During my time studying the Cyber Security field and during my journey within it I’ve met many unique and incredibly talented individuals. Many who deserve recognition and appreciation for their accomplishments. Some of those people are no longer here physically to hear this but they will live on in my heart for the impact they made. Make the most of your time here and love one another. Every single minute of this life is a minute someone else doesn’t have anymore.
The first time I met Juan was in Fall of 2003, during my first programming class. From the very first class we took together, we were put into a group project together. I am an extrovert so I LOVED group projects and I found out Juan was probably at that point in my life the biggest introvert I ever met. However, we shared a connection when we started talking about our interests. We both loved video games, anime, buying tech related devices, he was Latino and we were hungry for knowledge. There were not many Latinos/Latinas in tech during this time period despite Corpus Christi having a large population of Latinos/Latinas. We both knew there would be a challenge to breakthrough in this industry but we were willing to prove our value to anyone that would give us a chance. Through him, I was challenged to take higher level programming classes even though it wasn’t a prerequisite. Juan wasn’t a checkmark and done type of guy. He wanted to learn everything he could. I remember taking a robotics programming and a video game design class with him just so we could learn something new in the event that we may need it in the future. Looks like C is still the programming flavor for robotics even today!

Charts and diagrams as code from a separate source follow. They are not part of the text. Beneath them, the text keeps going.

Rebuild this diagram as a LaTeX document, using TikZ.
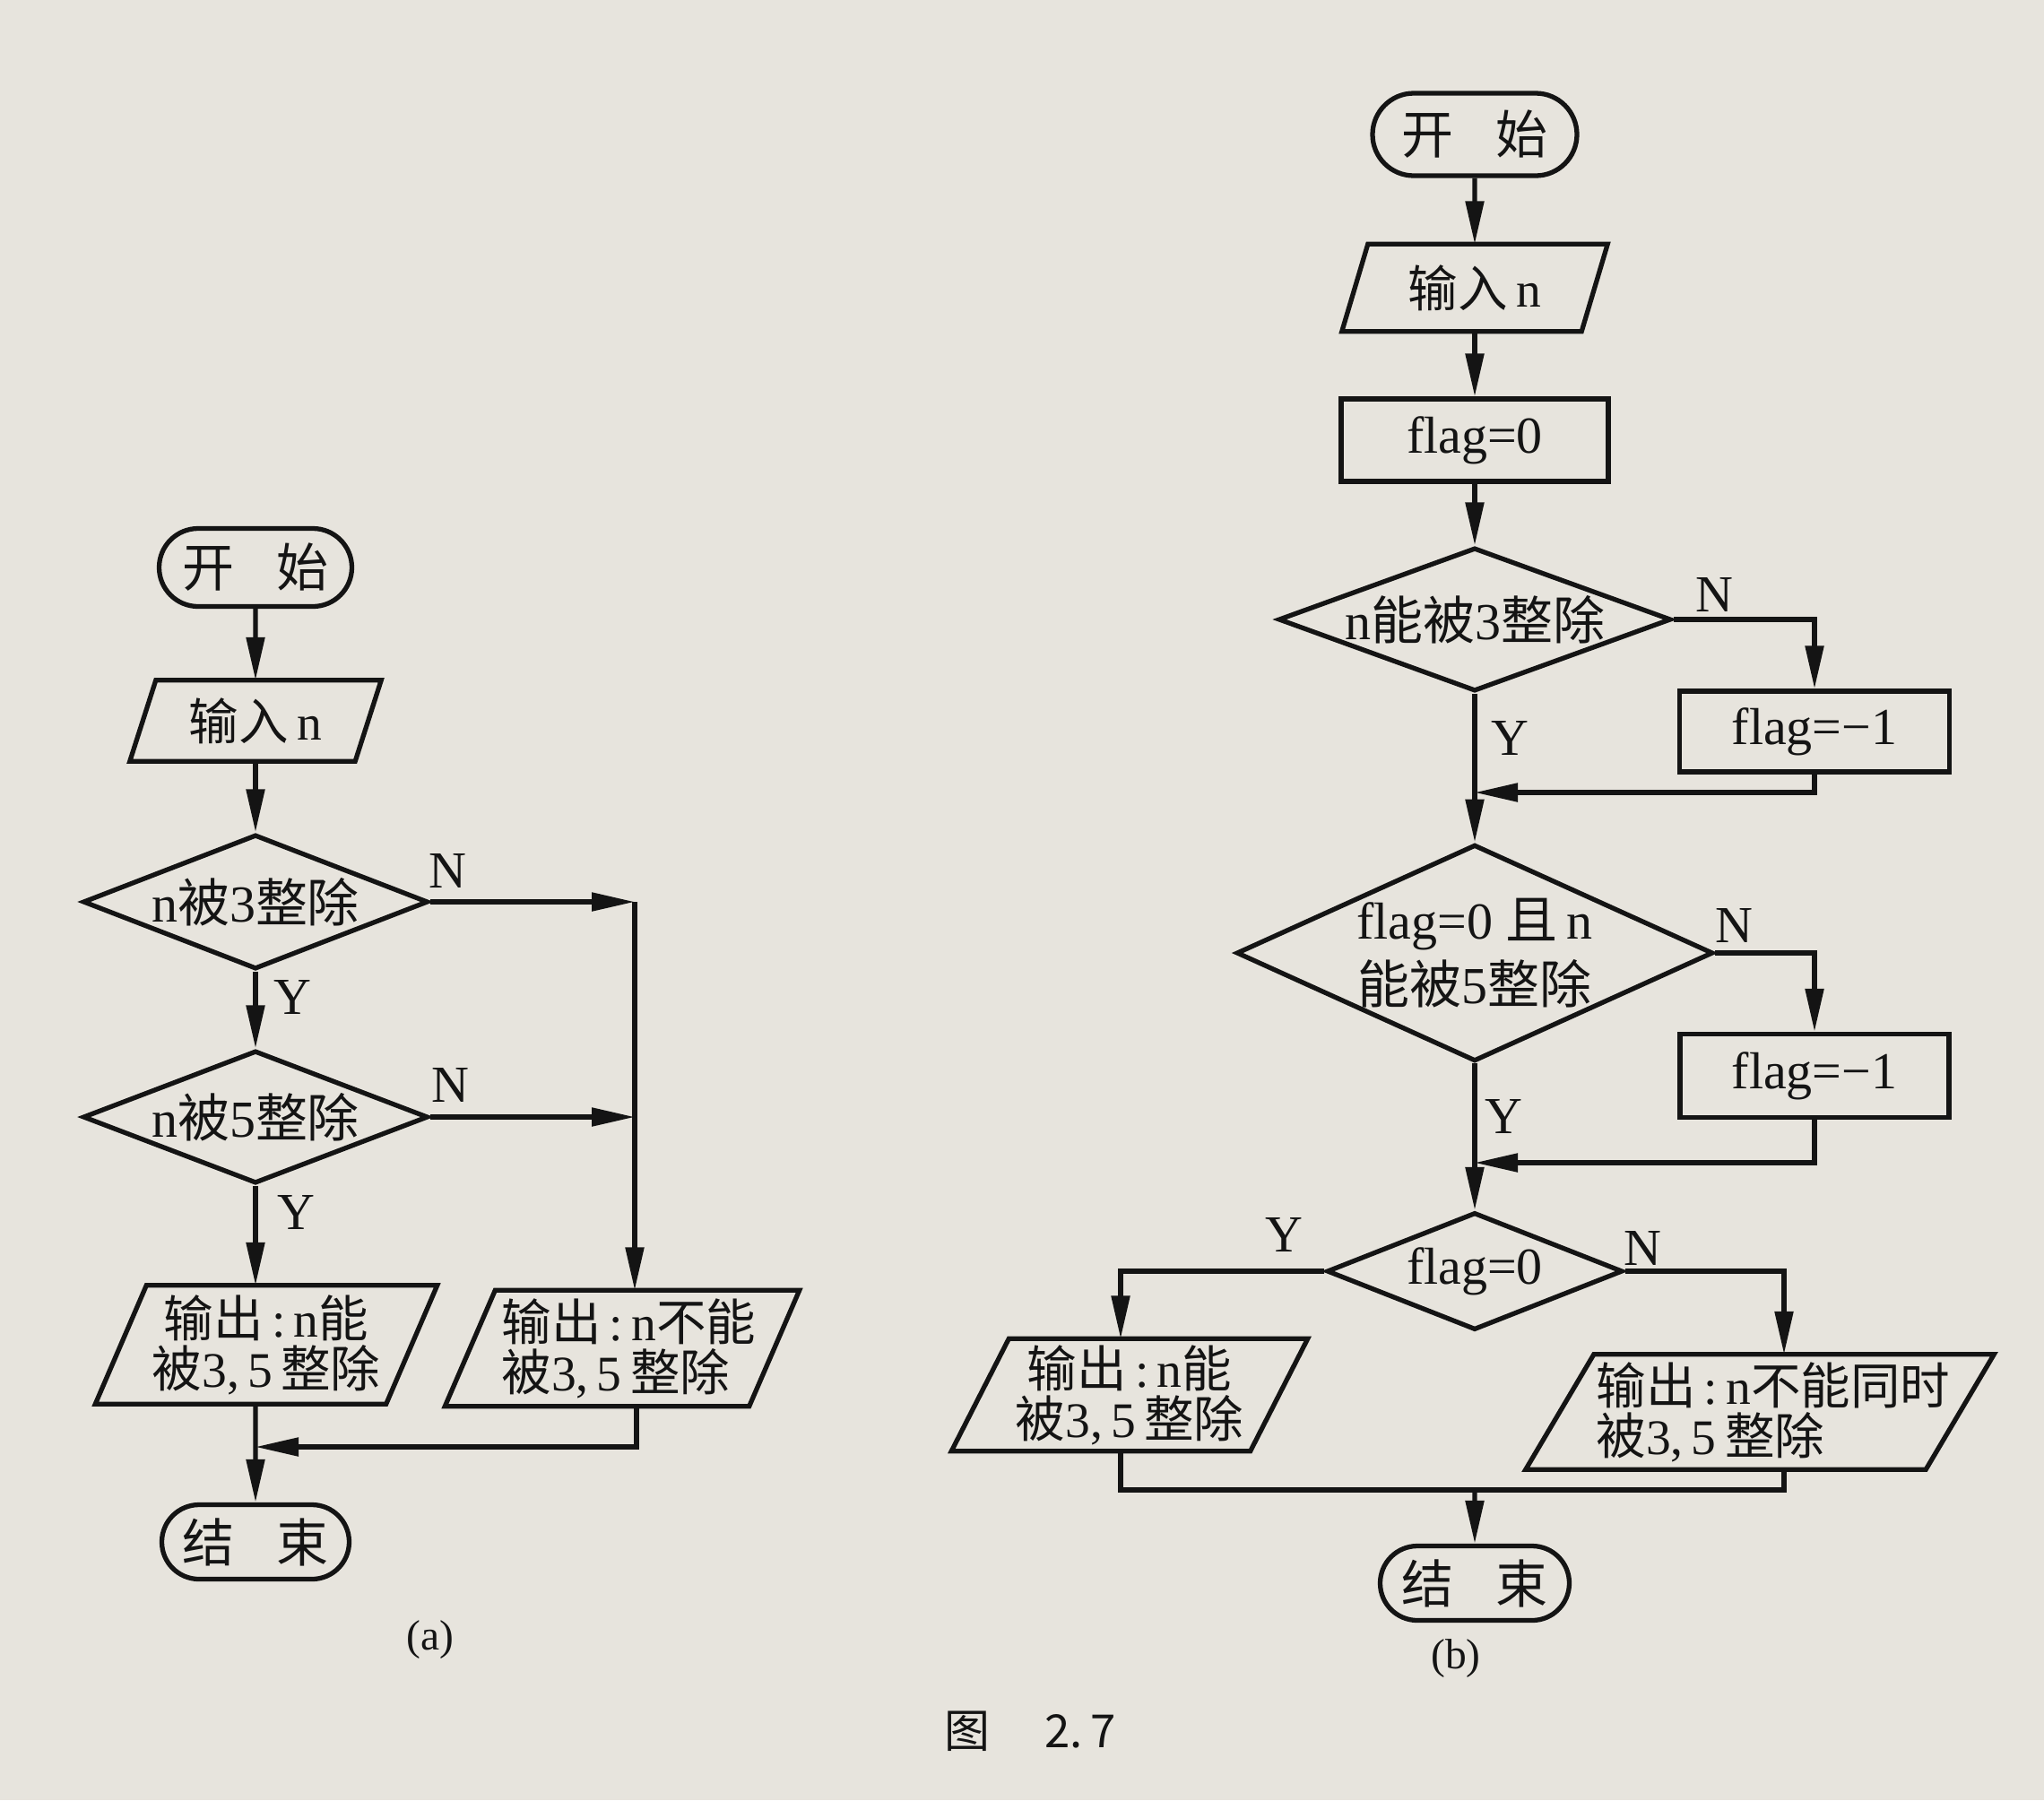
\documentclass[tikz,border=0pt]{standalone}
\usepackage{fontspec}
\setmainfont{Liberation Serif}
\newfontfamily\cjk{Noto Sans CJK SC}
\newcommand\zh[1]{{\cjk #1}}
\usetikzlibrary{arrows.meta,shapes.geometric,shapes.misc}
\definecolor{paper}{RGB}{231,228,221}
\definecolor{ink}{RGB}{20,20,20}
\tikzset{
  every node/.style={font=\fontsize{16.5}{16.5}\selectfont, text=ink},
  line/.style={draw=ink, line width=1.5pt},
  arr/.style={line, -{Triangle[length=4.8mm,width=2mm]}},
  term/.style={line, rounded rectangle, minimum width=2.15cm, minimum height=0.87cm, inner sep=0pt},
  io/.style={rectangle, minimum height=0.9cm, inner sep=0pt, align=center,
    font=\fontsize{15.8}{16}\selectfont},
  proc/.style={line, rectangle, minimum width=3cm, minimum height=0.92cm},
  test/.style={line, diamond, inner sep=0pt},
  lbl/.style={inner sep=0pt},
  captext/.style={inner sep=0pt, font=\fontsize{13.5}{15}\selectfont},
}
\newcommand\slantbox[2]{\draw[line] ([xshift=#2]#1.north west) -- (#1.north east)
  -- ([xshift=-#2]#1.south east) -- (#1.south west) -- cycle;}

\begin{document}
\begin{tikzpicture}

  \fill[paper] (0,0) rectangle (22.8,-20.08);
  \useasboundingbox (0,0) rectangle (22.8,-20.08);

  \node[term] (A1) at (2.85,-6.33) {\zh{开}\hspace{0.8em}\zh{始}};
  \node[io, minimum width=2.79cm, minimum height=0.89cm] (A2) at (2.85,-8.04) {\zh{输入}\,n};
  \node[test, aspect=2.57, minimum width=3.85cm, minimum height=1.5cm] (A3) at (2.85,-10.06) {n\zh{被}3\zh{整除}};
  \node[test, aspect=2.57, minimum width=3.85cm, minimum height=1.48cm] (A4) at (2.85,-12.46) {n\zh{被}5\zh{整除}};
  \node[io, minimum width=3.8cm, minimum height=1.31cm] (A5) at (2.97,-15.0)
    {\zh{输出}\,:\,n\zh{能}\\\zh{被}3,\,5\,\zh{整除}};
  \node[io, minimum width=3.94cm, minimum height=1.28cm, align=left] (A6) at (6.94,-15.04)
    {\hspace*{0.15cm}\zh{输出}\,:\,n\zh{不能}\\\hspace*{0.15cm}\zh{被}3,\,5\,\zh{整除}};
  \node[term, minimum width=2.09cm, minimum height=0.83cm] (A7) at (2.85,-17.2) {\zh{结}\hspace{0.8em}\zh{束}};
  \slantbox{A2}{0.29cm}
  \slantbox{A5}{0.57cm}
  \slantbox{A6}{0.56cm}

  \coordinate (Ja) at (7.08,-10.06);
  \coordinate (Ma) at (7.1,-16.14);
  \draw[arr] (A1) -- (A2);
  \draw[arr] (A2) -- (A3);
  \draw[arr] (A3) -- (A4);
  \draw[arr] (A4) -- (A4 |- A5.north);
  \draw[arr] (A3.east) -- (Ja);
  \draw[arr] (Ja) -- (Ja |- A6.north);
  \draw[arr] (A4.east) -- (Ja |- A4.east);
  \draw[arr] (Ma |- A6.south) -- (Ma) -- (A7 |- Ma);
  \draw[arr] (A7 |- A5.south) -- (A7);

  \node[lbl] at (4.99,-9.71) {N};
  \node[lbl] at (3.26,-11.12) {Y};
  \node[lbl] at (5.02,-12.10) {N};
  \node[lbl] at (3.30,-13.52) {Y};
  \node[captext] at (4.80,-18.29) {(a)};

  \node[term, minimum width=2.28cm, minimum height=0.92cm] (B1) at (16.45,-1.5) {\zh{开}\hspace{0.8em}\zh{始}};
  \node[io, minimum width=2.95cm, minimum height=0.96cm] (B2) at (16.45,-3.21) {\zh{输入}\,n};
  \node[proc, minimum width=2.98cm] (B3) at (16.45,-4.91) {flag=0};
  \node[test, aspect=2.74, minimum width=4.38cm, minimum height=1.6cm] (B4) at (16.45,-6.91) {n\zh{能被}3\zh{整除}};
  \node[proc, minimum width=3.01cm, minimum height=0.9cm] (B5) at (20.24,-8.16) {flag=−1};
  \node[test, aspect=2.2, minimum width=5.21cm, minimum height=2.36cm, align=center] (B6) at (16.45,-10.63)
    {flag=0 \zh{且}\,n\\[2pt]\zh{能被}5\zh{整除}};
  \node[proc, minimum width=3cm, minimum height=0.93cm] (B7) at (20.24,-12.0) {flag=−1};
  \node[test, aspect=2.5, minimum width=3.3cm, minimum height=1.31cm] (B8) at (16.45,-14.18) {flag=0};
  \node[io, minimum width=3.96cm, minimum height=1.24cm] (B9) at (12.6,-15.56)
    {\zh{输出}\,:\,n\zh{能}\\\zh{被}3,\,5\,\zh{整除}};
  \node[io, minimum width=5.21cm, minimum height=1.27cm, align=left] (B10) at (19.63,-15.75)
    {\hspace*{0.3cm}\zh{输出}\,:\,n\zh{不能同时}\\\hspace*{0.3cm}\zh{被}3,\,5\,\zh{整除}};
  \node[term, minimum width=2.11cm, minimum height=0.83cm] (B11) at (16.45,-17.66) {\zh{结}\hspace{0.8em}\zh{束}};
  \slantbox{B2}{0.29cm}
  \slantbox{B9}{0.64cm}
  \slantbox{B10}{0.76cm}

  \coordinate (M1) at (16.45,-8.84);
  \coordinate (M2) at (16.45,-12.97);
  \coordinate (M3) at (16.45,-16.62);
  \coordinate (Rb) at (19.9,-15.75);
  \draw[arr] (B1) -- (B2);
  \draw[arr] (B2) -- (B3);
  \draw[arr] (B3) -- (B4);
  \draw[arr] (B4.east) -| (B5);
  \draw[arr] (B5) |- (M1);
  \draw[arr] (B4) -- (B6);
  \draw[arr] (B6.east) -| (B7);
  \draw[arr] (B7) |- (M2);
  \draw[arr] (B6) -- (B8);
  \draw[arr] (B8.west) -| ([xshift=-1mm]B9.north);
  \draw[arr] (B8.east) -| (Rb |- B10.north);
  \draw[line] ([xshift=-1mm]B9.south) |- (Rb |- M3) -- (Rb |- B10.south);
  \draw[arr] (M3) -- (B11);

  \node[lbl] at (19.12,-6.63) {N};
  \node[lbl] at (16.84,-8.23) {Y};
  \node[lbl] at (19.34,-10.32) {N};
  \node[lbl] at (16.77,-12.45) {Y};
  \node[lbl] at (14.32,-13.77) {Y};
  \node[lbl] at (18.32,-13.92) {N};
  \node[captext] at (16.24,-18.50) {(b)};

  \node[captext, font=\fontsize{14.5}{16}\selectfont] at (11.49,-19.31) {\zh{图}\hspace{1.2em}\zh{2.\,7}};

\end{tikzpicture}
\end{document}
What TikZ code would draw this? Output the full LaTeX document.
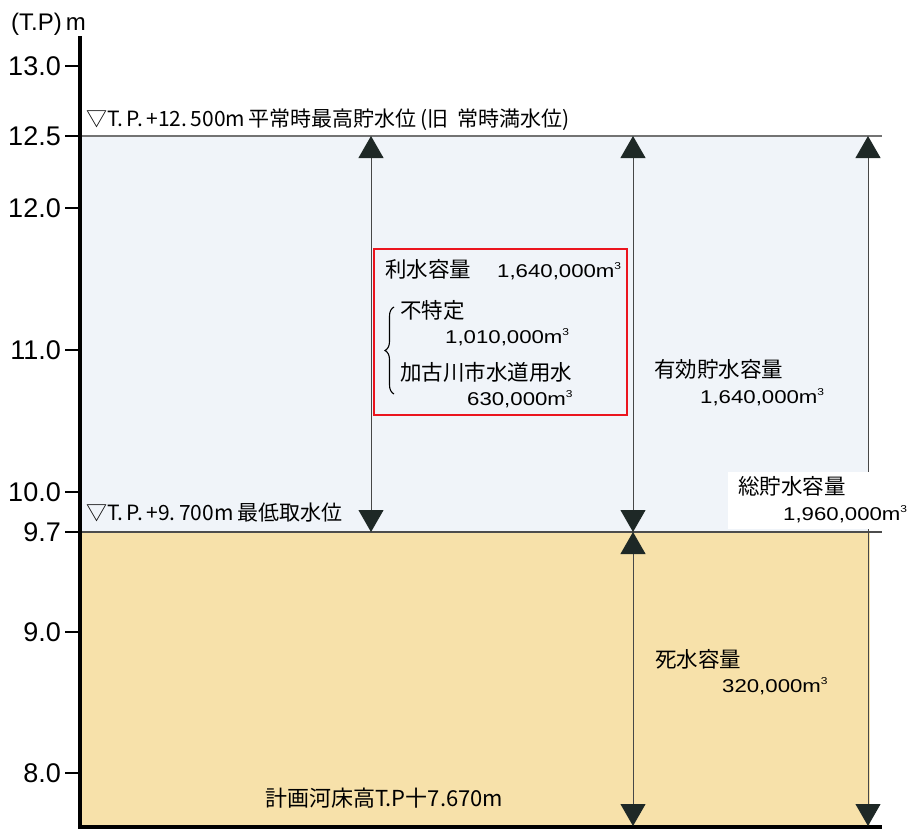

Our friendship continued to grow and by 2005, we, alongside a group of other Computer Science students, started the “GEEK” club at our college. In my final year of college (until I went back in 2020) I became the president of the GEEK club and he was vice president. During this time period we bounced many ideas off of each other to make a positive impact. Like most millennials, community outreach was important to us. We started a class called Geeks for Grandmas in 2006 where we went to nursing homes in Corpus Christi, Texas. We taught the elderly how to use email so they could communicate with their children/grandchildren. During the Del Mar College Fall Festival in October of 2006 we turned the second floor of one of the college buildings into a life sized Pac-Man game. In May 2007, we both graduated from Del Mar College and together we represented our family by becoming the first in our family to graduate college. After graduation, he moved from Corpus Christi to San Antonio to pursue a higher level degree at the University of Texas San Antonio with who would be my future brother-in-law. I got married and moved to Houston to pursue my dreams of getting into the Cyber Security field.
He ended up moving back to Corpus Christi around 2009 to be closer to his family. He worked hard to be a good role model to his younger nieces, nephew and became a mentor to those up and coming programming students that attended Del Mar College.
I will always consider Juan to be family. He broke bread with my family many times. We spent countless hours studying for exams and maintaining our near perfect GPAs. He waited outside of Target with me the night the Nintendo Wii came out so I wouldn’t be alone. To me, he was like the older brother I never had.
In 2012, I talked to him about developing an app for an idea I had. Somewhere in that communication we ended up losing our connection because we both got busy with life. I last tried reaching out to him at the end of 2013 but we were never able to sync up. In December 2016, a week before Christmas… Juan lost his life at the age of 37 in the same hospital I lost my father at in 1995 and the same hospital my sister worked at during that time as an RN.
As I end this tribute, I want the world to remember Juan Chavez as a brilliant man but more importantly a kind, soft spoken soul. He was a peacekeeper and the younger, immature version of who I was, learned a lot from his “zen” attitude and applied it to myself later in life. He helped develop applications, mentored future programmers at the college we went to, and at some point built his own mobile game that I don’t believe ever got published. This life is not a guarantee. Don’t take time for granted and make the most of the present. Reach out to someone you haven’t in a while and tell them how much you love them because you may never get a chance to tomorrow.
If I could tell Juan one thing today, it would be thank you for the moments, advice and continued impact you made not just in my life but so many others that you influenced!
If you are reading this post and are a friend, co-worker, a LinkedIn connection or found this on another website, I love you! I guarantee someone else does too even if they don’t tell you consistently.